这样,近代以来中国的学人们始终在无法解脱的思想困境中徘徊。他们自身的主张和呐喊,恰如加缪笔下的西西弗斯——他把石头推向山顶,然后石头由将其退下山沟!多么痛苦的现实!全面反传统最多不过扬汤止沸、无济于事。所以,“全盘西化”论者、“中国文化早已后继无人”论者,还是难以避免地在寻找中国文化的“根”,寻求在危困的时代救济中国文化的良方。
对上述二律背反现象,许多学人往往是聚焦于某个个体之心里特征去研究,而林教授一反此道,他是将中国学人们置于中国文化背景下而进行深入研究的。他的结论正好表明:反传统是不足取的,全面反传统的人们自身最终必然陷入传统!如果抛开我们和林教授关于中国意识的“奇理斯玛权威”之不同,那么,我们在如何对待中国意识的结论上和林教授是并无不同的:即不能盲目地反传统,而应对传统进行创造性转化,使其真正“古为今用”,那么,怎么样转化这个传统呢?
五、结语:轻血缘,重德才——传统的创造性转化之路
面对伦理至上的“奇理斯玛权威”,我们需要、也应当釜底抽薪,加以改造。那么,抽掉什么又加上什么呢?一言以蔽之,它应为以法律表达的“普适伦理”——人化伦理。
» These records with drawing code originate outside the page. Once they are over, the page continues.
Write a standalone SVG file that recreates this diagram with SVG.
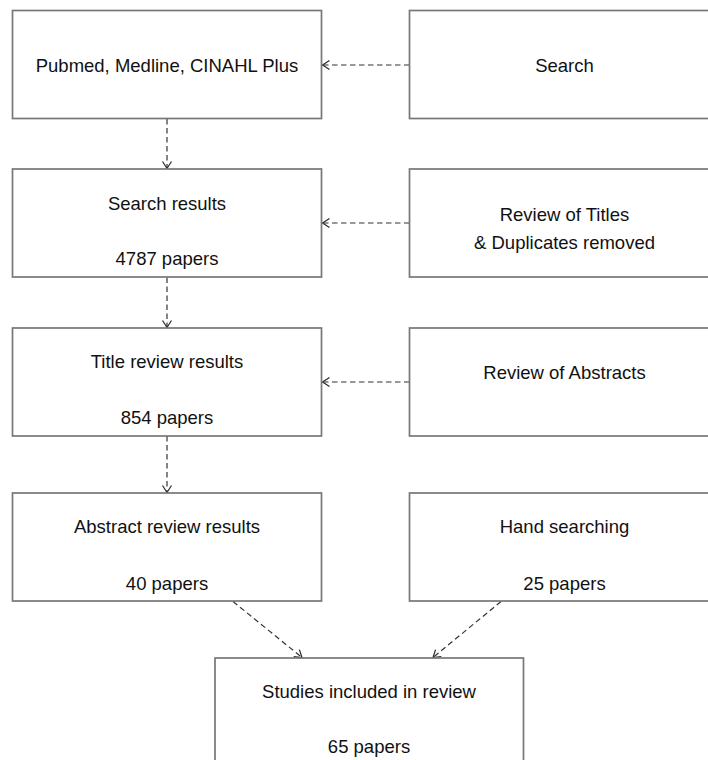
<svg xmlns="http://www.w3.org/2000/svg" width="708" height="760" viewBox="0 0 708 760">
<defs>
<marker id="arr" markerUnits="userSpaceOnUse" markerWidth="12" markerHeight="12" refX="8" refY="5" orient="auto">
<path d="M1,0.5 L8,5 L1,9.5" fill="none" stroke="#2a2a2a" stroke-width="1.2"/>
</marker>
</defs>
<style>
.box{fill:#fff;stroke:#777;stroke-width:1.7}
.t{font-family:"Liberation Sans",Arial,sans-serif;font-size:18.5px;fill:#111;text-anchor:middle}
.c{fill:none;stroke:#333;stroke-width:1.2;stroke-dasharray:5.5 3.5;marker-end:url(#arr)}
</style>
<rect width="708" height="760" fill="#fff"/>
<g id="connectors">
<line class="c" x1="409.5" y1="65" x2="322.5" y2="65"/>
<line class="c" x1="409.5" y1="223" x2="322.5" y2="223"/>
<line class="c" x1="409.5" y1="382" x2="322.5" y2="382"/>
<line class="c" x1="167" y1="119" x2="167" y2="168.5"/>
<line class="c" x1="167" y1="277.5" x2="167" y2="327.5"/>
<line class="c" x1="167" y1="436" x2="167" y2="492.5"/>
<line class="c" x1="233" y1="601.5" x2="302" y2="657.5"/>
<line class="c" x1="501" y1="601.5" x2="433" y2="657.5"/>
</g>
<g id="n1">
<rect class="box" x="12.5" y="10.5" width="309" height="108"/>
<text class="t" x="167" y="71.5">Pubmed, Medline, CINAHL Plus</text>
</g>
<g id="n2">
<rect class="box" x="409.5" y="10.5" width="310" height="108"/>
<text class="t" x="564.5" y="72">Search</text>
</g>
<g id="n3">
<rect class="box" x="12.5" y="169" width="309" height="108"/>
<text class="t" x="167" y="210">Search results</text>
<text class="t" x="167" y="265">4787 papers</text>
</g>
<g id="n4">
<rect class="box" x="409.5" y="169" width="310" height="108"/>
<text class="t" x="564.5" y="220.5">Review of Titles</text>
<text class="t" x="564.5" y="249">&amp; Duplicates removed</text>
</g>
<g id="n5">
<rect class="box" x="12.5" y="328" width="309" height="108"/>
<text class="t" x="167" y="368">Title review results</text>
<text class="t" x="167" y="424">854 papers</text>
</g>
<g id="n6">
<rect class="box" x="409.5" y="328" width="310" height="108"/>
<text class="t" x="564.5" y="378.5">Review of Abstracts</text>
</g>
<g id="n7">
<rect class="box" x="12.5" y="493" width="309" height="108"/>
<text class="t" x="167" y="533">Abstract review results</text>
<text class="t" x="167" y="590">40 papers</text>
</g>
<g id="n8">
<rect class="box" x="409.5" y="493" width="310" height="108"/>
<text class="t" x="564.5" y="533">Hand searching</text>
<text class="t" x="564.5" y="590">25 papers</text>
</g>
<g id="n9">
<rect class="box" x="215" y="658" width="308.5" height="120"/>
<text class="t" x="369" y="698">Studies included in review</text>
<text class="t" x="369" y="753">65 papers</text>
</g>
</svg>
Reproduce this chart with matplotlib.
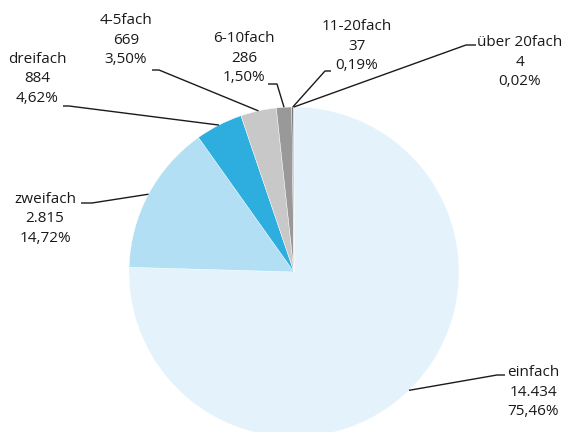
import matplotlib
matplotlib.use('Agg')
import matplotlib.pyplot as plt
import numpy as np

plt.rcParams['font.family'] = ['Open Sans', 'DejaVu Sans']

W, H = 564, 432

categories = ['einfach', 'zweifach', 'dreifach', '4-5fach', '6-10fach',
              '11-20fach', 'über 20fach']
counts = [14434, 2815, 884, 669, 286, 37, 4]
colors = ['#e3f2fb', '#b2dff3', '#2eaddf', '#c8c8c8', '#999999',
          '#6e6e6e', '#2b2b2b']

# label block centre and leader shoulder (x text side, x pie side, y), px from top
label_layout = {
    'einfach':     ((533, 392), (505, 497, 375)),
    'zweifach':    ((45, 219), (81, 92, 203)),
    'dreifach':    ((37, 79), (63, 69, 106)),
    '4-5fach':     ((126, 40), (152, 159, 70)),
    '6-10fach':    ((244, 58), (268, 277, 84)),
    '11-20fach':   ((357, 46), (331, 325, 71)),
    'über 20fach': ((520, 62), (476, 466, 45)),
}

center = (294, H - 272)
radius = 165


def de_int(n):
    return f'{n:,}'.replace(',', '.')


def de_pct(p):
    return f'{p:.2f}'.replace('.', ',') + '%'


fig = plt.figure(figsize=(W / 100, H / 100), dpi=100)
ax = fig.add_axes([0, 0, 1, 1])
ax.axis('off')

wedges, _ = ax.pie(counts, colors=colors, startangle=90, counterclock=False,
                   center=center, radius=radius,
                   wedgeprops=dict(edgecolor='white', linewidth=0.3))
ax.set_xlim(0, W)
ax.set_ylim(0, H)
ax.set_aspect('equal')

total = sum(counts)
for cat, n, w in zip(categories, counts, wedges):
    (tx, ty), (xt, xp, sy) = label_layout[cat]
    mid = np.deg2rad((w.theta1 + w.theta2) / 2)
    ex = center[0] + radius * np.cos(mid)
    ey = center[1] + radius * np.sin(mid)
    ax.plot([ex, xp, xt], [ey, H - sy, H - sy], color='#1a1a1a', lw=1.0,
            solid_capstyle='butt', zorder=3)
    ax.text(tx, H - ty, f'{cat}\n{de_int(n)}\n{de_pct(n / total * 100)}',
            ha='center', va='center', fontsize=11, linespacing=1.42,
            color='#1a1a1a')

fig.savefig('out.png', dpi=100, facecolor='white')
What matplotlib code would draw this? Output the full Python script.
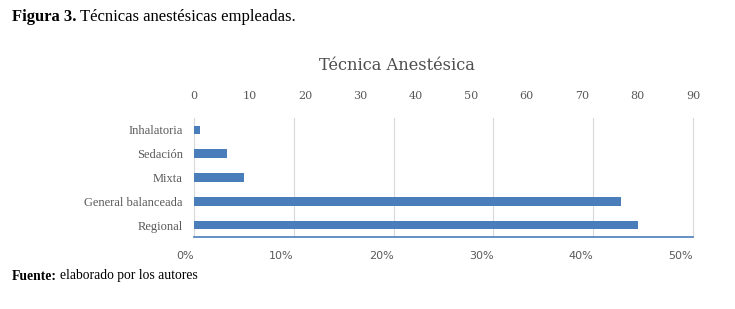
import matplotlib.pyplot as plt
import numpy as np

categories = ["Regional", "General balanceada", "Mixta", "Sedación", "Inhalatoria"]
counts = [80, 77, 9, 6, 1]
count_ticks = [0, 10, 20, 30, 40, 50, 60, 70, 80, 90]
pct_ticks = [0, 10, 20, 30, 40, 50]
pct_labels = ["0%", "10%", "20%", "30%", "40%", "50%"]

gray = "#595959"
blue = "#4a7ebb"

fig = plt.figure(figsize=(7.35, 3.09), dpi=100)

# percent axis (bottom) carries the gridlines
ax = fig.add_axes([194 / 735, 1 - 237 / 309, 499 / 735, 119 / 309])
ax.set_xlim(0, 50)
ax.set_xticks(pct_ticks)
ax.set_xticklabels(pct_labels, fontsize=8, color=gray, family="DejaVu Sans", ha="right")
ax.tick_params(axis="x", length=0, pad=10)
ax.grid(axis="x", color="#d9d9d9", linewidth=0.8)
for gl in ax.get_xgridlines():
    gl.set_clip_on(False)
ax.set_axisbelow(True)
for s in ["top", "left", "right"]:
    ax.spines[s].set_visible(False)
ax.spines["bottom"].set_color("#4a7ebb")
ax.spines["bottom"].set_linewidth(1.2)

y = np.arange(len(categories))
ax.set_ylim(-0.5, len(categories) - 0.5)
ax.set_yticks(y)
ax.set_yticklabels(categories, fontsize=9, color=gray, family="Liberation Serif")
ax.tick_params(axis="y", length=0, pad=8)

# count axis (top) carries the bars
ax2 = ax.twiny()
ax2.barh(y, counts, height=0.36, color=blue)
ax2.set_xlim(0, 90)
ax2.set_xticks(count_ticks)
ax2.set_xticklabels([str(t) for t in count_ticks], fontsize=8, color=gray, family="DejaVu Serif")
ax2.tick_params(axis="x", length=0, pad=12)
for s in ax2.spines.values():
    s.set_visible(False)
ax2.patch.set_visible(False)

fig.text(397 / 735, 1 - 65 / 309, "Técnica Anestésica", ha="center", va="center",
         fontsize=11.7, color="#4d4d4d", family="DejaVu Serif")

# caption and source
r = fig.canvas.get_renderer()
t1 = fig.text(12 / 735, 1 - 17 / 309, "Figura 3.", fontsize=12, weight="bold",
              family="Liberation Serif", va="center")
bb = t1.get_window_extent(r)
fig.text((bb.x1 + 4) / 735, 1 - 17 / 309, "Técnicas anestésicas empleadas.", fontsize=12,
         family="Liberation Serif", va="center")

t2 = fig.text(12 / 735, 1 - 276 / 309, "Fuente:", fontsize=9.8, weight="bold",
              family="Liberation Serif", va="center")
bb = t2.get_window_extent(r)
fig.text((bb.x1 + 3) / 735, 1 - 276 / 309, "elaborado por los autores", fontsize=9.8,
         family="Liberation Serif", va="center")

fig.savefig("out.png", dpi=100)
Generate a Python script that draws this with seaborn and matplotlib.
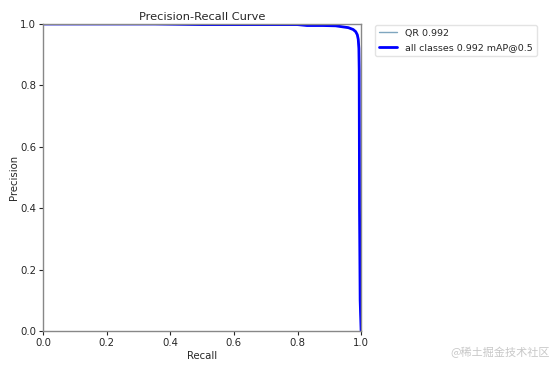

要如此,在我看来,在中国意识的“奇理斯玛”中,该抽去的是“血缘”二字,认真说来,“血缘”二字对中国造成的祸端实在太大,人们在情与理的矛盾中,往往以情胜理,而情的首当其冲的基础,在中国是血缘。由于这两个字导致了任人唯亲的悲剧,也由于以血缘为基础的统治者大同盟,使官僚阶层有恃无恐地倚权背法,惨民贼国。古代思想家曾设想过一个选贤任能,不唯血缘,不唯私情的理想:“大道之行也,天下为公。选贤与能,讲信修睦。故人不独亲其亲,不独子其子。使老有所终,壮有所用,幼有所长,矜鳏寡孤独废疾者皆有所养;男有分,女有归,货恶其弃于地也,不必藏于己;力恶其不出于身也,不必为己。是故谋闭而不兴,盗窃乱贼而不作,故外户而不闭,是谓大同 ”。古代开明的统治者总是没法进行改革,以改变血缘伦理至上给中华民族带来的厄运。曹操倡导“任人唯贤”,“唯才是举”,那么脍炙人口的《短歌行》招来了多少“周公”?孙权“内事不决问子布,外事不决问公瑾”;唐太宗知人善任,把魏征做为他的“一面镜子” ……而最富于重大历史意义的是由董仲舒始作俑、并盛行于隋唐以来古代中国的科举考试制度。它不但为中国古代的政治统治提供了取之不尽、用之不竭的人才,而且成为东方奉献给西方文官制度的奠基石。今天,研究文官制度的西方专家们每每来到中国讲学时总要不无激动地感谢“老师”一番。但是,可悲的是,中国的统治者并没有将这一制度贯彻到底,直至本世纪初所实行的还是帝制世袭制!曹操没有开明到将最高统治权交给他人,而是交给了自己的儿子,唐太宗同样如此!思想家们的设想在历史上亦不过是海市蜃楼。当然一定的社会存在总是和特定的社会物质生然而条件相联系,我们不能苛责古人不操守今日的观念。但历史的观念传至今日,影响今日、阻碍今日之发展,则时人的确负有改革它的任务。
要建立“轻血缘,重法才”的新伦理观,首先必须大力推进民主发展,建设法治社会,以切实保证人民的
宪法地位,树立权力有限、权力制约观念,使人民有权了解国情、政情并参与决策、政策和法令的制定。真正实现人民参政、议政和“当家作主”。